At many colleges and universities, research used to be — and often still is — reserved for the graduate school experience. “Undergraduate students were sort of seen as like, here to take up space, or here just for the exposure,” Banks says. For some Type A science personalities, it is hard to give up control to let undergraduates explore. The faculty at Bates relish it. “You’d be amazed at what students do,” Bank says. “Let their curiosity fly! And you know, if you give them an opportunity? They can make you look really smart.”
Banks and other faculty moved into the Bonney Center last summer, setting up their laboratories and embracing the way the building’s very design offers a more inclusive experience. Some of the building’s classrooms are used for multiple disciplines, so students who come for a history class might get to see their peers conducting scientific research through glass walls. Within the lab classrooms, there are tables with seating for four.
From Colleen O’Loughlin’s perspective, this is the kind of classroom redesign she would have loved to have during her own education at Ithaca College and Princeton, where the assistant professor of chemistry and biochemistry got her doctorate. “I remember being the only woman in an upper-level chem class,” O’Loughlin says. “And nobody wanted to work with you.”
At Bonney, no one is dragging their desk around the room to form their own groups and, O’Loughlin says, “You’re not asking people to pick groups, right? You just walk in and sit at a table with four people.”
Watching O’Loughlin working with a group of her research students is like seeing the human embodiment of good energy (negative ions, if you will). Clad in a T-shirt, jeans, and green high-tops, she moves around her laboratory with efficiency and enthusiasm, reminding her research assistants that they’ve got a mini-golf outing coming up with her and should wear tie-dye for it. She’s also supportive of all efforts, including mistakes. “It would just be called ‘search’ instead of research if we knew what was going to happen.”
“I remember being the only woman in an upper-level chem class,” O’Loughlin says. “And nobody wanted to work with you.”

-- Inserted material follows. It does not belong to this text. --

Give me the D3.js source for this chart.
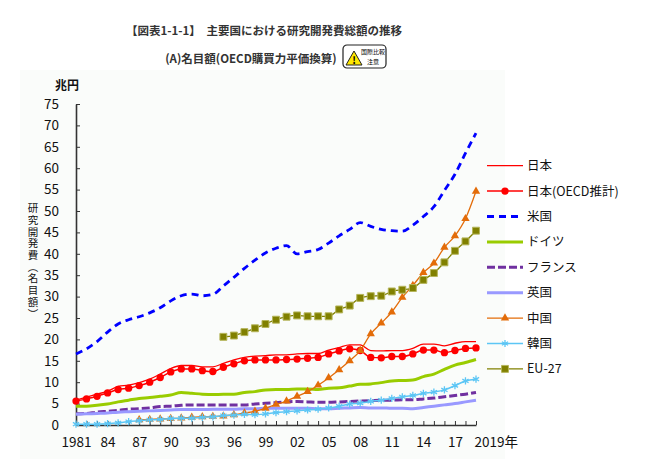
<!DOCTYPE html>
<html>
<head>
<meta charset="utf-8">
<script src="https://cdn.jsdelivr.net/npm/d3@7"></script>
<style>
  body { margin: 0; background: #fff; }
  text { font-family: "Noto Sans CJK JP", "Noto Sans", sans-serif; }
</style>
</head>
<body>
<svg width="645" height="459"></svg>
<script>
// data (兆円)
const years = d3.range(1981, 2020);
const tickYears = [1981, 1984, 1987, 1990, 1993, 1996, 1999, 2002, 2005, 2008, 2011, 2014, 2017, 2019];
const tickLabels = ["1981", "84", "87", "90", "93", "96", "99", "02", "05", "08", "11", "14", "17", "2019年"];

const japan = [5.8, 6.5, 7.2, 7.9, 9.0, 9.3, 9.9, 10.7, 11.9, 13.2, 13.9, 13.9, 13.6, 13.6, 14.4, 15.2, 15.8, 16.1, 16.2,
  16.4, 16.4, 16.6, 16.7, 16.7, 17.5, 18.1, 18.7, 18.7, 17.4, 17.3, 17.4, 17.4, 17.9, 18.9, 18.9, 18.5, 19.1, 19.5, 19.5];
const japanOecd = [5.6, 6.1, 6.7, 7.5, 8.3, 8.6, 9.2, 10.0, 11.1, 12.4, 13.1, 13.1, 12.7, 12.5, 13.5, 14.3, 15.0, 15.2, 15.2,
  15.2, 15.3, 15.4, 15.6, 15.8, 16.6, 17.3, 17.8, 17.4, 15.8, 15.7, 16.0, 16.0, 16.6, 17.5, 17.5, 16.9, 17.4, 17.9, 18.0];
const usa = [16.6, 17.8, 19.5, 21.7, 23.6, 24.6, 25.3, 26.2, 27.4, 29.0, 30.2, 30.6, 30.2, 30.5, 32.5, 34.5, 36.6, 38.5, 40.2,
  41.3, 41.9, 40.0, 40.5, 41.0, 42.5, 44.2, 45.7, 47.3, 46.4, 45.7, 45.4, 45.3, 46.7, 48.7, 51.0, 54.8, 58.6, 63.5, 68.2];
const germany = [4.4, 4.4, 4.6, 4.9, 5.4, 5.8, 6.2, 6.4, 6.7, 7.0, 7.6, 7.4, 7.2, 7.1, 7.2, 7.2, 7.6, 7.8, 8.2,
  8.3, 8.3, 8.4, 8.4, 8.3, 8.6, 8.7, 9.1, 9.5, 9.6, 9.9, 10.3, 10.4, 10.5, 11.3, 11.9, 13.0, 14.0, 14.6, 15.3];
const france = [2.6, 2.7, 3.0, 3.2, 3.4, 3.7, 3.8, 4.0, 4.3, 4.4, 4.6, 4.7, 4.7, 4.7, 4.7, 4.7, 4.7, 4.9, 5.1,
  5.2, 5.4, 5.5, 5.4, 5.3, 5.3, 5.4, 5.5, 5.6, 5.7, 5.8, 5.8, 5.9, 5.9, 6.1, 6.3, 6.6, 6.9, 7.2, 7.6];
const uk = [2.5, 2.6, 2.7, 2.8, 3.0, 3.1, 3.2, 3.3, 3.4, 3.5, 3.6, 3.6, 3.6, 3.7, 3.7, 3.7, 3.8, 3.8, 3.9,
  3.9, 3.9, 3.9, 3.9, 3.8, 3.8, 3.9, 4.0, 4.1, 4.0, 4.0, 3.9, 3.9, 3.8, 4.1, 4.4, 4.7, 5.0, 5.4, 5.8];
const china = [null, null, null, null, null, null, 1.2, 1.3, 1.4, 1.5, 1.6, 1.8, 1.9, 2.0, 2.1, 2.4, 2.8, 3.2, 3.9,
  4.8, 5.6, 6.7, 7.8, 9.3, 11.0, 12.9, 15.0, 17.4, 21.3, 23.8, 26.4, 29.8, 32.6, 35.6, 37.8, 41.5, 44.2, 48.2, 54.6];
const korea = [0.2, 0.2, 0.2, 0.3, 0.5, 0.8, 1.0, 1.2, 1.3, 1.5, 1.6, 1.6, 1.8, 1.9, 2.2, 2.3, 2.5, 2.4, 2.6,
  2.9, 3.1, 3.3, 3.5, 3.7, 4.0, 4.4, 4.9, 5.1, 5.5, 5.8, 6.2, 6.6, 6.9, 7.4, 7.7, 8.2, 9.2, 10.3, 10.7];
const eu27 = [null, null, null, null, null, null, null, null, null, null, null, null, null, null,
  20.6, 20.9, 21.7, 22.6, 23.6, 24.6, 25.3, 25.6, 25.4, 25.4, 25.4, 27.0, 27.9, 29.7, 30.1, 30.2, 31.2, 31.6, 32.0,
  33.9, 35.5, 38.0, 40.7, 42.9, 45.4];

const series = [
  {name: "日本", values: japan, color: "#ff0000", width: 1.3},
  {name: "日本(OECD推計)", values: japanOecd, color: "#ff0000", width: 1.5, marker: "circle"},
  {name: "米国", values: usa, color: "#0000ff", width: 2.8, dash: "7,5"},
  {name: "ドイツ", values: germany, color: "#99cc00", width: 3},
  {name: "フランス", values: france, color: "#7030a0", width: 3, dash: "8,3"},
  {name: "英国", values: uk, color: "#9999ff", width: 3},
  {name: "中国", values: china, color: "#e36c09", width: 1.3, marker: "triangle"},
  {name: "韓国", values: korea, color: "#5cc6f5", width: 1.5, marker: "asterisk"},
  {name: "EU-27", values: eu27, color: "#808000", width: 1.3, marker: "square"}
];

const svg = d3.select("svg");

// light panel behind the plot
svg.append("rect").attr("x", 20).attr("y", 70).attr("width", 485).attr("height", 389).attr("fill", "#fafcfa");

// titles
svg.append("text").attr("x", 264).attr("y", 35).attr("text-anchor", "middle")
  .attr("font-size", 11.5).attr("font-weight", "bold").attr("fill", "#333")
  .text("【図表1-1-1】　主要国における研究開発費総額の推移");
svg.append("text").attr("x", 251).attr("y", 63).attr("text-anchor", "middle")
  .attr("font-size", 11.5).attr("font-weight", "bold").attr("fill", "#333")
  .text("(A)名目額(OECD購買力平価換算)");

// warning badge
const badge = svg.append("g").attr("transform", "translate(343,45)");
badge.append("rect").attr("width", 43).attr("height", 23).attr("rx", 4)
  .attr("fill", "#fff").attr("stroke", "#222").attr("stroke-width", 1.2);
badge.append("path").attr("d", "M3,20 L11,6 L19,20 Z").attr("fill", "#ffe800").attr("stroke", "#222").attr("stroke-width", 1);
badge.append("text").attr("x", 11).attr("y", 18.5).attr("text-anchor", "middle")
  .attr("font-size", 10).attr("font-weight", "bold").text("!");
badge.append("text").attr("x", 30).attr("y", 9).attr("text-anchor", "middle").attr("font-size", 6).text("国際比較");
badge.append("text").attr("x", 30).attr("y", 19).attr("text-anchor", "middle").attr("font-size", 6).text("注意");

const x = d3.scaleLinear().domain([1981, 2019]).range([76, 476]);
const y = d3.scaleLinear().domain([0, 75]).range([425, 104]);

// axes
const yAxis = svg.append("g").attr("transform", "translate(76,0)")
  .call(d3.axisLeft(y).tickValues(d3.range(0, 76, 5)).tickSizeInner(-4).tickSizeOuter(0).tickPadding(17));
const xAxis = svg.append("g").attr("transform", "translate(0,425)")
  .call(d3.axisBottom(x).tickValues(years).tickSizeInner(-4).tickSizeOuter(0).tickPadding(12)
    .tickFormat(d => { const i = tickYears.indexOf(d); return i < 0 ? "" : tickLabels[i]; }));
[yAxis, xAxis].forEach(a => {
  a.selectAll("path.domain").attr("stroke", "#333").attr("stroke-width", 1.6);
  a.selectAll(".tick line").attr("stroke", "#333").attr("stroke-width", 1);
  a.selectAll("text").attr("font-size", 13.5).attr("fill", "#111")
    .attr("font-family", "'Noto Sans CJK JP', sans-serif");
});
xAxis.selectAll(".tick").filter(d => d === 2019).select("text").attr("text-anchor", "start").attr("x", -2);

svg.append("text").attr("x", 55).attr("y", 90).attr("font-size", 12).attr("font-weight", "bold").attr("fill", "#111").text("兆円");

// vertical y title
svg.append("text").attr("transform", "translate(33,203)")
  .style("writing-mode", "vertical-rl").style("text-orientation", "upright")
  .attr("font-size", 10.5).attr("letter-spacing", 1.2).attr("fill", "#111")
  .text("研究開発費（名目額）");

// markers
function markerPath(type, size) {
  const sym = {circle: d3.symbolCircle, triangle: d3.symbolTriangle, square: d3.symbolSquare, asterisk: d3.symbolAsterisk}[type];
  return d3.symbol(sym, size)();
}
function styleMarker(sel, s) {
  if (s.marker === "circle") sel.attr("d", markerPath("circle", 42)).attr("fill", s.color).attr("stroke", "none");
  if (s.marker === "triangle") sel.attr("d", markerPath("triangle", 30)).attr("fill", s.color).attr("stroke", "none");
  if (s.marker === "square") sel.attr("d", markerPath("square", 48)).attr("fill", s.color).attr("stroke", "#b5b55a").attr("stroke-width", 1);
  if (s.marker === "asterisk") sel.attr("d", markerPath("asterisk", 36)).attr("fill", "none").attr("stroke", s.color).attr("stroke-width", 1.3);
}

const line = d3.line().defined(d => d[1] != null).x(d => x(d[0])).y(d => y(d[1])).curve(d3.curveMonotoneX);

const plot = svg.append("g");
series.forEach(s => {
  const pts = years.map((yr, i) => [yr, s.values[i]]);
  plot.append("path").datum(pts).attr("d", line).attr("fill", "none")
    .attr("stroke", s.color).attr("stroke-width", s.width)
    .attr("stroke-dasharray", s.dash || null).attr("stroke-linejoin", "round");
  if (s.marker) {
    plot.append("g").selectAll("path").data(pts.filter(d => d[1] != null)).join("path")
      .attr("transform", d => `translate(${x(d[0])},${y(d[1])})`)
      .call(styleMarker, s);
  }
});

// legend
const legend = svg.append("g").attr("transform", "translate(487,165.7)");
series.forEach((s, i) => {
  const g = legend.append("g").attr("transform", `translate(0,${i * 25.4})`);
  g.append("line").attr("x1", 0).attr("x2", 36).attr("stroke", s.color).attr("stroke-width", s.width)
    .attr("stroke-dasharray", s.dash || null);
  if (s.marker) g.append("path").attr("transform", "translate(18,0)").call(styleMarker, s);
  g.append("text").attr("x", 40).attr("dy", "0.36em").attr("font-size", 12.5).attr("fill", "#111").text(s.name);
});
</script>
</body>
</html>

Colleen O’Loughlin, assistant professor of chemistry and biochemistry
Raised in a family with eight siblings by a single mother, O’Loughlin was nearly derailed by general chemistry in her first year at Ithaca (“I was not good at math”) and as she entered organic chemistry in her second semester, started planning to find a new major. Then her professor intervened. “He was like, ‘Give me two weeks of organic chemistry. And if after that, this is still how you feel, I will help you get into any class you need for whatever major you want to do. But I think organic’s going to be the thing for you.’ And he was 100 percent correct.”
O’Loughlin pays that pedagogical approach forward. Anna Gouveia ’22, of Jenkintown, Pa., a double major in biochemistry and studio art, has worked closely with O’Loughlin since both arrived at Bates in 2018: “I remember I went to her office hours and I was just like, ‘I feel so lost right now.’” O’Loughlin shared some of her own experiences and that vulnerability both bolstered Gouveia and changed her perspective on learning. “She converted my brain from being like, ‘I’m here for a grade,’ to being like, ‘I’m here to learn this material because it’s interesting and cool.’”
Gouveia works in O’Loughlin’s lab, where she mentors younger students and gets to do more of that cool science, with all its imperfections. “This gel,” Gouveia says, staring down at the slide she’s working with, her expression dubious. “You haven’t seen worse ones, have you?”
O’Loughlin checks out the slide, shrugs her shoulders and agrees. “It’s clearly terrible,” she says, smiling. The whole group of students, including Gouveia, laughs.